WORK REQUIRED :: Copy out each line exactly; pictures stay out of the copy.
====== DATA PROVIDED ======
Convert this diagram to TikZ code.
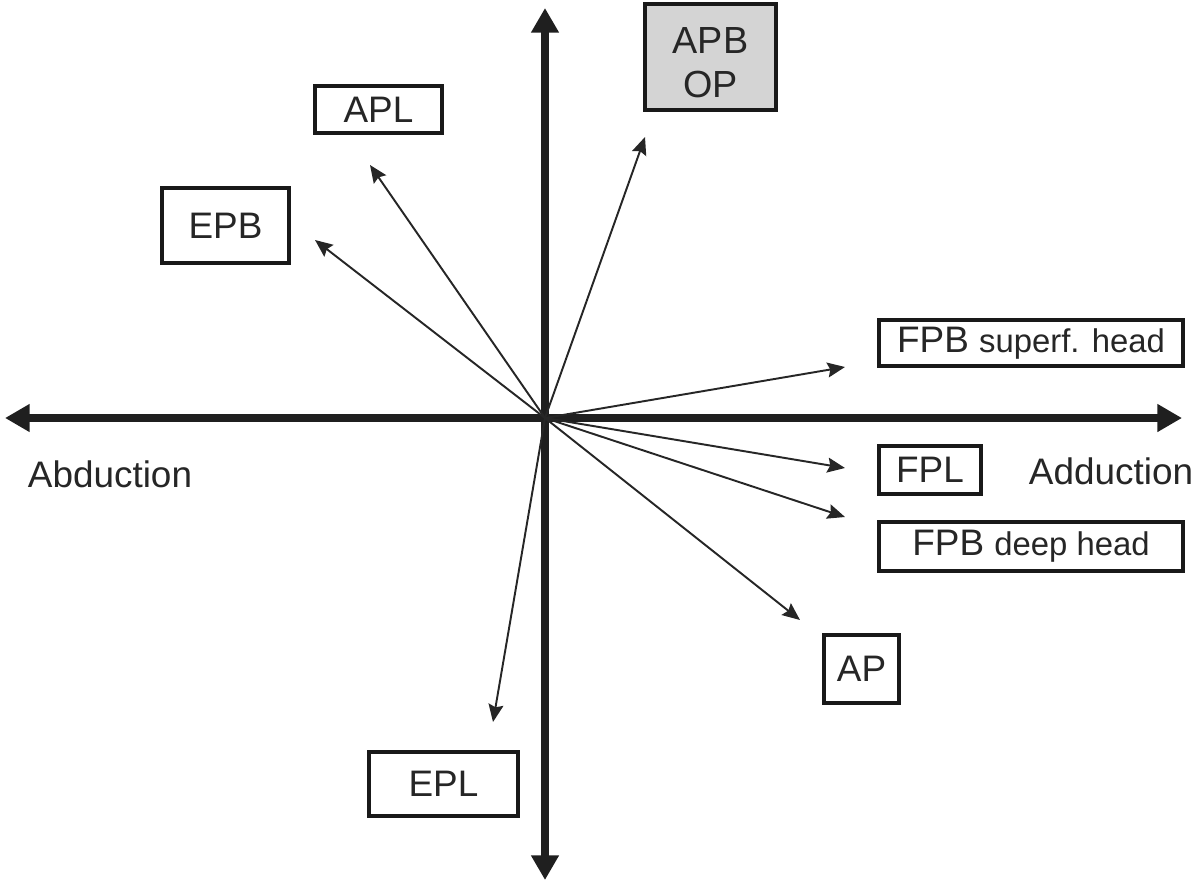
\documentclass[tikz,border=0pt]{standalone}
\usepackage{fontspec}
\setmainfont{Liberation Sans}
\usetikzlibrary{arrows.meta}
\newcommand{\smallpart}{\fontsize{18.7}{22}\selectfont}
\tikzset{
  box/.style={draw=black!90, line width=2.2pt, inner sep=0pt, font=\fontsize{21}{25}\selectfont, align=center, text=black!85},
  axis/.style={line width=4.6pt, draw=black!88, -{Triangle[length=14pt,width=15pt]}},
  vec/.style={line width=1.1pt, draw=black!85, -{Stealth[length=10pt,width=8.5pt,inset=1.5pt]}},
  lbl/.style={font=\fontsize{21}{25}\selectfont, text=black!85}
}
\begin{document}
\begin{tikzpicture}[x=0.02cm,y=-0.02cm]
\useasboundingbox (0,0) rectangle (1204,883);
\coordinate (O) at (545,418);
\coordinate (L) at (5,418);
\coordinate (R) at (1182,418);
\coordinate (T) at (545,8);
\coordinate (B) at (545,880);
\draw[axis] (O) -- (L);
\draw[axis] (O) -- (R);
\draw[axis] (O) -- (T);
\draw[axis] (O) -- (B);

\node[box, minimum width=127*0.02cm, minimum height=47*0.02cm] (apl) at (378.5,109.5) {APL};
\node[box, minimum width=127*0.02cm, minimum height=75*0.02cm] (epb) at (225.5,225.5) {EPB};
\node[box, fill=black!17, minimum width=131*0.02cm, minimum height=106*0.02cm] (apbop) at (710.5,57) {\parbox{2cm}{\centering\fontsize{21.5}{25}\selectfont\vspace*{6pt}APB\\[0pt]OP}};
\node[box, minimum width=304*0.02cm, minimum height=46*0.02cm] (fpbs) at (1031,343) {FPB {\smallpart superf. head}};
\node[box, minimum width=102*0.02cm, minimum height=48*0.02cm] (fpl) at (930,470) {FPL};
\node[box, minimum width=304*0.02cm, minimum height=49*0.02cm] (fpbd) at (1031,546.5) {FPB {\smallpart deep head}};
\node[box, minimum width=75*0.02cm, minimum height=68*0.02cm] (ap) at (861.5,669) {AP};
\node[box, minimum width=149*0.02cm, minimum height=64*0.02cm] (epl) at (443.5,784) {EPL};

\node[lbl] (abd) at (110,474) {Abduction};
\node[lbl] (add) at (1111,471) {Adduction};

\coordinate (tapl) at (370,165);
\coordinate (tepb) at (315,240);
\coordinate (tapb) at (645,137);
\coordinate (tfpbs) at (845,367);
\coordinate (tfpl) at (845,468);
\coordinate (tfpbd) at (845,517);
\coordinate (tap) at (800,620);
\coordinate (tepl) at (493,722);
\foreach \t in {tapl,tepb,tapb,tfpbs,tfpl,tfpbd,tap,tepl}
  \draw[vec] (O) -- (\t);
\end{tikzpicture}
\end{document}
======
EXERCISE ANSWER ::
Convert this diagram to TikZ code.
\documentclass[tikz,border=0pt]{standalone}
\usepackage{fontspec}
\setmainfont{Liberation Sans}
\usetikzlibrary{arrows.meta}
\newcommand{\smallpart}{\fontsize{18.7}{22}\selectfont}
\tikzset{
  box/.style={draw=black!90, line width=2.2pt, inner sep=0pt, font=\fontsize{21}{25}\selectfont, align=center, text=black!85},
  axis/.style={line width=4.6pt, draw=black!88, -{Triangle[length=14pt,width=15pt]}},
  vec/.style={line width=1.1pt, draw=black!85, -{Stealth[length=10pt,width=8.5pt,inset=1.5pt]}},
  lbl/.style={font=\fontsize{21}{25}\selectfont, text=black!85}
}
\begin{document}
\begin{tikzpicture}[x=0.02cm,y=-0.02cm]
\useasboundingbox (0,0) rectangle (1204,883);
\coordinate (O) at (545,418);
\coordinate (L) at (5,418);
\coordinate (R) at (1182,418);
\coordinate (T) at (545,8);
\coordinate (B) at (545,880);
\draw[axis] (O) -- (L);
\draw[axis] (O) -- (R);
\draw[axis] (O) -- (T);
\draw[axis] (O) -- (B);

\node[box, minimum width=127*0.02cm, minimum height=47*0.02cm] (apl) at (378.5,109.5) {APL};
\node[box, minimum width=127*0.02cm, minimum height=75*0.02cm] (epb) at (225.5,225.5) {EPB};
\node[box, fill=black!17, minimum width=131*0.02cm, minimum height=106*0.02cm] (apbop) at (710.5,57) {\parbox{2cm}{\centering\fontsize{21.5}{25}\selectfont\vspace*{6pt}APB\\[0pt]OP}};
\node[box, minimum width=304*0.02cm, minimum height=46*0.02cm] (fpbs) at (1031,343) {FPB {\smallpart superf. head}};
\node[box, minimum width=102*0.02cm, minimum height=48*0.02cm] (fpl) at (930,470) {FPL};
\node[box, minimum width=304*0.02cm, minimum height=49*0.02cm] (fpbd) at (1031,546.5) {FPB {\smallpart deep head}};
\node[box, minimum width=75*0.02cm, minimum height=68*0.02cm] (ap) at (861.5,669) {AP};
\node[box, minimum width=149*0.02cm, minimum height=64*0.02cm] (epl) at (443.5,784) {EPL};

\node[lbl] (abd) at (110,474) {Abduction};
\node[lbl] (add) at (1111,471) {Adduction};

\coordinate (tapl) at (370,165);
\coordinate (tepb) at (315,240);
\coordinate (tapb) at (645,137);
\coordinate (tfpbs) at (845,367);
\coordinate (tfpl) at (845,468);
\coordinate (tfpbd) at (845,517);
\coordinate (tap) at (800,620);
\coordinate (tepl) at (493,722);
\foreach \t in {tapl,tepb,tapb,tfpbs,tfpl,tfpbd,tap,tepl}
  \draw[vec] (O) -- (\t);
\end{tikzpicture}
\end{document}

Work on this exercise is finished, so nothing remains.